Automating Performance Testing in CI/CD - Tools Evaluation
摘要
Performance testing is a critical component of the modern software development lifecycle. It ensures application stability under typical workloads and resilience during anomalous conditions. Due to its time-consuming nature, performance testing is often integrated into DevOps CI/CD pipelines to accelerate software delivery and reduce testing delays. While prior research has examined the integration of performance testing into CI/CD, the effect of the testing tools themselves on pipeline performance remains largely unexplored. In this study, we evaluate the impact of five widely-used open-source performance testing tools—Apache Jmeter, Grafana K6, Gatling, Locust, and Artillery—when integrated into a Jenkins-based CI/CD pipeline for a Spring Boot Java application. We designed and executed automated in-pipeline tests using three common load testing methodologies: representative load, maximum load, and spike load. During these tests, we measured both system-level metrics (CPU and RAM usage) and business-level metrics (response time). To assess the significance of observed differences, we applied two non-parametric statistical methods: the Kruskal-Wallis test and the Mann-Whitney U test with Bonferroni correction. Our analysis confirms that the differences in performance metrics across tools are statistically significant (p-values \(\le 0.05\) ).

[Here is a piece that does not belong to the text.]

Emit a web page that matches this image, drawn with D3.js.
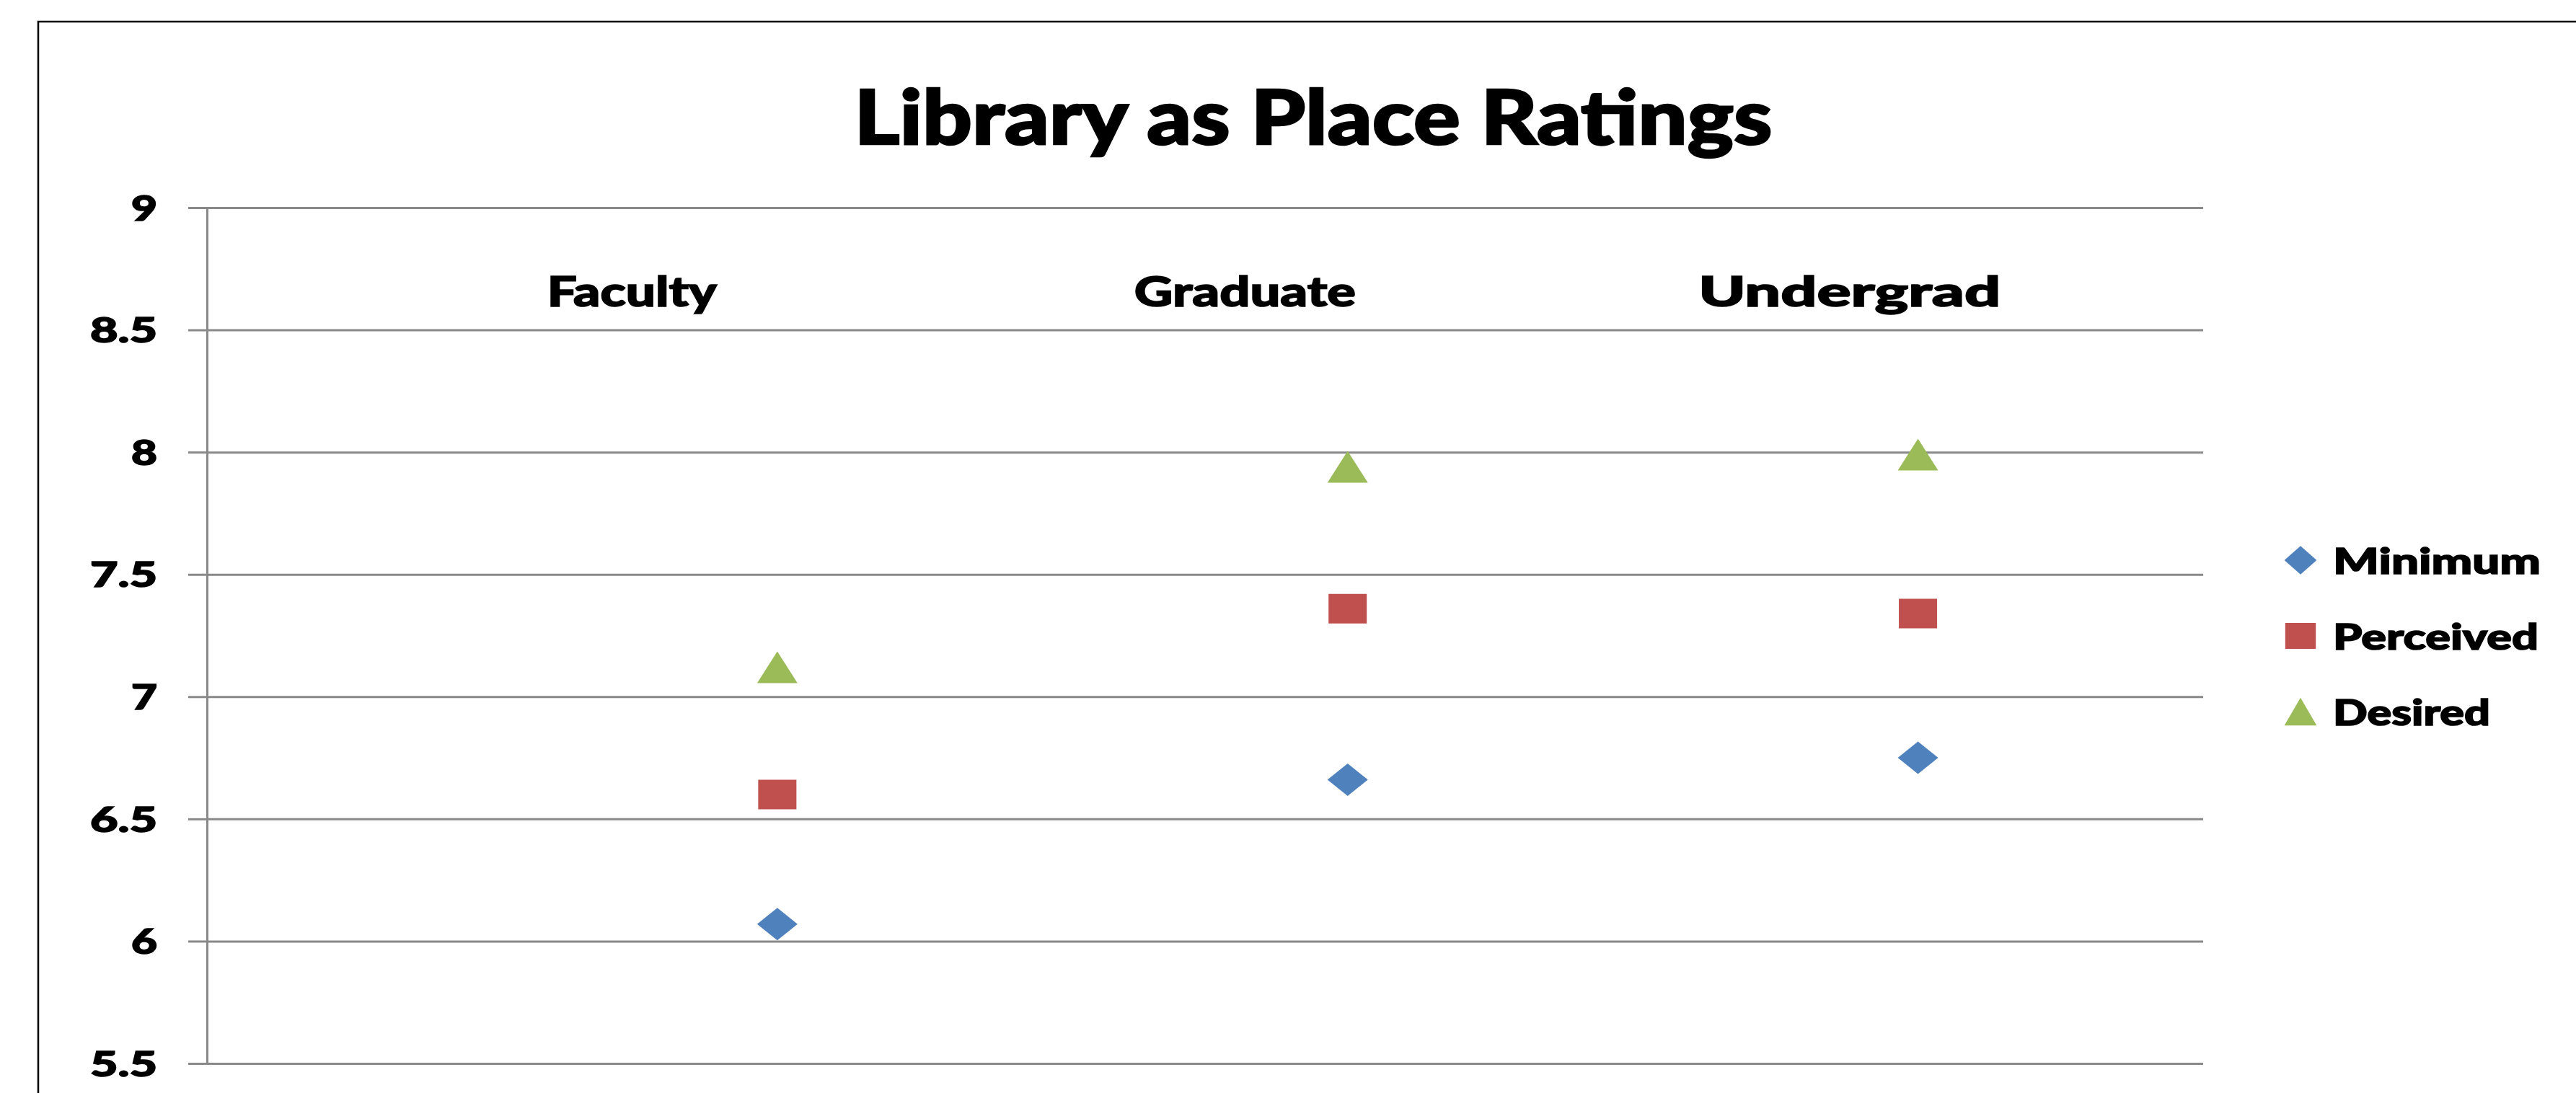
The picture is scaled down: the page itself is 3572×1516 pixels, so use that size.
<!DOCTYPE html>
<html>
<head>
<meta charset="utf-8">
<script src="https://cdn.jsdelivr.net/npm/d3@7"></script>
<style>
  body { margin: 0; background: #fff; }
  svg { display: block; }
  text { font-family: Lato, "Liberation Sans", sans-serif; font-weight: 900; fill: #000; stroke: #000; stroke-width: 1.6px; }
</style>
</head>
<body>
<svg width="3572" height="1516"></svg>
<script>
// values
var groups = ['Faculty', 'Graduate', 'Undergrad'];
var groupX = [1, 2, 3];
var labelX = [0.745, 1.82, 2.88];
var minimum = [6.07, 6.66, 6.75];
var perceived = [6.6, 7.36, 7.34];
var desired = [7.12, 7.94, 7.99];
var seriesNames = ['Minimum', 'Perceived', 'Desired'];
var seriesColors = ['#4f81bd', '#c0504d', '#9bbb59'];
var yTicks = [5.5, 6, 6.5, 7, 7.5, 8, 8.5, 9];

var svg = d3.select('svg');

var x = d3.scaleLinear().domain([0, 3.5]).range([287, 3055]);
var y = d3.scaleLinear().domain([5.5, 9]).range([1475, 288]);

// outer chart border (runs off the bottom and right of the picture)
svg.append('rect')
    .attr('x', 53).attr('y', 30)
    .attr('width', 3600).attr('height', 1600)
    .attr('fill', 'none')
    .attr('stroke', '#000')
    .attr('stroke-width', 2.5);

function fit(sel, w) {
    sel.attr('textLength', w).attr('lengthAdjust', 'spacingAndGlyphs');
}

svg.append('text')
    .attr('x', 1821).attr('y', 200)
    .attr('text-anchor', 'middle')
    .style('font-size', '104px')
    .style('stroke-width', '2.5px')
    .text('Library as Place Ratings')
    .call(fit, 1273);

// gridlines
var grid = svg.append('g')
    .attr('transform', 'translate(' + x(0) + ',0)')
    .call(d3.axisLeft(y).tickValues(yTicks).tickSize(-(x(3.5) - x(0))).tickFormat(''));
grid.select('.domain').remove();
grid.selectAll('line').attr('stroke', '#898989').attr('stroke-width', 3);

// y axis with outer ticks
var yAxis = svg.append('g')
    .attr('transform', 'translate(' + x(0) + ',0)')
    .call(d3.axisLeft(y).tickValues(yTicks).tickSize(26).tickSizeOuter(0).tickPadding(43)
        .tickFormat(function(d) { return d; }));
yAxis.select('.domain').attr('stroke', '#898989').attr('stroke-width', 3);
yAxis.selectAll('line').attr('stroke', '#898989').attr('stroke-width', 3);
yAxis.selectAll('text')
    .style('font-size', '48px')
    .attr('dy', '0.36em')
    .each(function(d) {
        var w = String(d).length > 1 ? 93 : 36;
        d3.select(this).call(fit, w);
    });

// category labels
var labelW = [235, 307, 419];
svg.selectAll('.cat')
    .data(groups)
    .enter()
    .append('text')
    .attr('class', 'cat')
    .attr('x', function(d, i) { return x(labelX[i]); })
    .attr('y', 425)
    .attr('text-anchor', 'middle')
    .style('font-size', '58px')
    .text(function(d) { return d; })
    .each(function(d, i) { d3.select(this).call(fit, labelW[i]); });

// marker shapes, a bit wider than tall like the original
function markerPath(kind) {
    if (kind === 0) return 'M0,-22.5L28,0L0,22.5L-28,0Z';
    if (kind === 1) return 'M-26.5,-20.5L26.5,-20.5L26.5,20.5L-26.5,20.5Z';
    return 'M0,-22L28,22L-28,22Z';
}

var series = [minimum, perceived, desired];
series.forEach(function(vals, s) {
    svg.selectAll('.pt' + s)
        .data(vals)
        .enter()
        .append('path')
        .attr('class', 'pt' + s)
        .attr('d', markerPath(s))
        .attr('fill', seriesColors[s])
        .attr('transform', function(d, i) {
            return 'translate(' + x(groupX[i]) + ',' + y(d) + ')';
        });
});

// legend
var legendW = [288, 285, 218];
var legend = svg.selectAll('.legend')
    .data(seriesNames)
    .enter()
    .append('g')
    .attr('class', 'legend')
    .attr('transform', function(d, i) { return 'translate(3190,' + (777 + i * 105) + ')'; });

legend.append('path')
    .attr('d', function(d, i) { return markerPath(i); })
    .attr('fill', function(d, i) { return seriesColors[i]; })
    .attr('transform', 'scale(0.8,0.88)');

legend.append('text')
    .attr('x', 45)
    .attr('y', 19)
    .style('font-size', '50px')
    .text(function(d) { return d; })
    .each(function(d, i) { d3.select(this).call(fit, legendW[i]); });
</script>
</body>
</html>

Among the tested tools, Grafana K6 consistently demonstrated the highest resource efficiency across all testing scenarios. This work contributes (i) a comparative analysis of performance testing tools in a CI/CD context, (ii) an automated pipeline framework for load testing with real-time monitoring, and (iii) practical recommendations for selecting the most appropriate tool based on efficiency and usability.